SUPPLIED DATA ▸
%%

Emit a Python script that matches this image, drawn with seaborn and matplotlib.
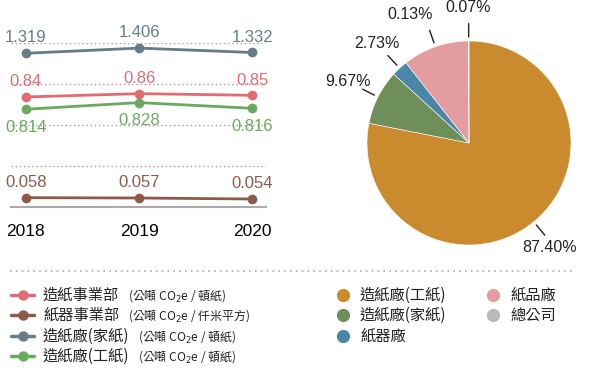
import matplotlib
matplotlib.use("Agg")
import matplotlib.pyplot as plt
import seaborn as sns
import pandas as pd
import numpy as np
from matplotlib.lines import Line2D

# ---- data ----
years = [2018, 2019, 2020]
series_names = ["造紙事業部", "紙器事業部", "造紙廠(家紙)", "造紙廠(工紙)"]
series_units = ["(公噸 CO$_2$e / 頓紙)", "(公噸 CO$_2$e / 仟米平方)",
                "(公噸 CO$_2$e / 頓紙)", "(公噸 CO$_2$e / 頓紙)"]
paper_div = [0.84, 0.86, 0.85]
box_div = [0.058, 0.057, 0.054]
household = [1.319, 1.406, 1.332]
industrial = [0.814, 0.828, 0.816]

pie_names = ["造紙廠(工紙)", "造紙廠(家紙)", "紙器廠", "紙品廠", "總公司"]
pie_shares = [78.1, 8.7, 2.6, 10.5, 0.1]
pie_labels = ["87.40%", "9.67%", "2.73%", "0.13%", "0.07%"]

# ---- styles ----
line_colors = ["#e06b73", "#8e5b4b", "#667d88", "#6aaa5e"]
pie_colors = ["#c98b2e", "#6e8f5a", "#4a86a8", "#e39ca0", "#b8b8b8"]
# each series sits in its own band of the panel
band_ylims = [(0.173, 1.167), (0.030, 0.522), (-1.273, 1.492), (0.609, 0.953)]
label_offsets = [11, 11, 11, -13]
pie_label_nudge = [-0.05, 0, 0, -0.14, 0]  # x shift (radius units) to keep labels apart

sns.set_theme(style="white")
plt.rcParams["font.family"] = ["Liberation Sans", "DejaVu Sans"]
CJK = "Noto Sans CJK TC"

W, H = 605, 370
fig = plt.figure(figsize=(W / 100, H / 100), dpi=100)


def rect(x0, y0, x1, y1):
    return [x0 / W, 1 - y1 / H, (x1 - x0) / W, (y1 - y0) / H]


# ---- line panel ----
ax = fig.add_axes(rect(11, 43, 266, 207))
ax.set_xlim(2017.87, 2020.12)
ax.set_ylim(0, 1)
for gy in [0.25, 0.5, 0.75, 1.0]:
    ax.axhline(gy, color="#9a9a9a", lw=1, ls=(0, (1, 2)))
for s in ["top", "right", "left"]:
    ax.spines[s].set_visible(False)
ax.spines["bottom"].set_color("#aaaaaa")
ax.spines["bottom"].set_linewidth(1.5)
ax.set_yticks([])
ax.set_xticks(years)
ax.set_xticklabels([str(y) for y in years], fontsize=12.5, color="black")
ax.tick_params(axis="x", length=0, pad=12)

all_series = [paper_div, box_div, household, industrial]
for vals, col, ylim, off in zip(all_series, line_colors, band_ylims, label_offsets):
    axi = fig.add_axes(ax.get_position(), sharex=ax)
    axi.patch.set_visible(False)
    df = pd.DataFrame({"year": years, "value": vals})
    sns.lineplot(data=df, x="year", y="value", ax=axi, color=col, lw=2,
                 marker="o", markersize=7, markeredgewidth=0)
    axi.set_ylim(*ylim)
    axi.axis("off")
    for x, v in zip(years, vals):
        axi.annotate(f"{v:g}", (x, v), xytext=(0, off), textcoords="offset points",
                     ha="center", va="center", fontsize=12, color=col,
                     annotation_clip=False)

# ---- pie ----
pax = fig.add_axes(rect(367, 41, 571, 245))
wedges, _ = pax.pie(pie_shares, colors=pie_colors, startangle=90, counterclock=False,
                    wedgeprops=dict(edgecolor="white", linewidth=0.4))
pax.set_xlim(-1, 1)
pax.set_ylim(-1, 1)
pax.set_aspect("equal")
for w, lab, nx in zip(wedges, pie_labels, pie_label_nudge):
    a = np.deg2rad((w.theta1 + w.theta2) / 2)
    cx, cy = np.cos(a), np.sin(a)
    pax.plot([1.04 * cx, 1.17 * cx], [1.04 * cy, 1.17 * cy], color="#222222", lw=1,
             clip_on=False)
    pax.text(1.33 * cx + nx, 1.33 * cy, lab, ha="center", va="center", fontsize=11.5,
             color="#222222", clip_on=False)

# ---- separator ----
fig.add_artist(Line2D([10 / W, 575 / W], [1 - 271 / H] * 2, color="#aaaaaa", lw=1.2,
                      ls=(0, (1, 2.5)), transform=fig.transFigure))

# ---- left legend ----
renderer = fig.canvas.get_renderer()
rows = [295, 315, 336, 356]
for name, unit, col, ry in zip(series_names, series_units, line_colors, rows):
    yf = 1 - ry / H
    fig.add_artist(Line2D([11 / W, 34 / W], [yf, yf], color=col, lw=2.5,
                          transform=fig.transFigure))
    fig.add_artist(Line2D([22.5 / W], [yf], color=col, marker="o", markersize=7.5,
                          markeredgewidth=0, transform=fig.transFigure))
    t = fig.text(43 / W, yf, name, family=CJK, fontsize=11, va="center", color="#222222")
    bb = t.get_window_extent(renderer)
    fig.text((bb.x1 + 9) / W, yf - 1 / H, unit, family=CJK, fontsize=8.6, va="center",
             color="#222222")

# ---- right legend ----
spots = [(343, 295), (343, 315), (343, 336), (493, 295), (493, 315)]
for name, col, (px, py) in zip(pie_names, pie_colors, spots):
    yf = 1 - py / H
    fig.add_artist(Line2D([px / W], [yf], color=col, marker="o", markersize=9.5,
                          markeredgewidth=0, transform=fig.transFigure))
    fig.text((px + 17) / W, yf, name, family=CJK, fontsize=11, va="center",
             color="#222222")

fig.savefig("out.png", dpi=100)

%%

CHALLENGE ▸
Leave out the pictures, then repeat the listing above exactly from its first line to the line with "industrial = [0.814, 0.828, 0.816]", inclusive.

EXPECTED ANSWER ▸
Emit a Python script that matches this image, drawn with seaborn and matplotlib.
import matplotlib
matplotlib.use("Agg")
import matplotlib.pyplot as plt
import seaborn as sns
import pandas as pd
import numpy as np
from matplotlib.lines import Line2D

# ---- data ----
years = [2018, 2019, 2020]
series_names = ["造紙事業部", "紙器事業部", "造紙廠(家紙)", "造紙廠(工紙)"]
series_units = ["(公噸 CO$_2$e / 頓紙)", "(公噸 CO$_2$e / 仟米平方)",
                "(公噸 CO$_2$e / 頓紙)", "(公噸 CO$_2$e / 頓紙)"]
paper_div = [0.84, 0.86, 0.85]
box_div = [0.058, 0.057, 0.054]
household = [1.319, 1.406, 1.332]
industrial = [0.814, 0.828, 0.816]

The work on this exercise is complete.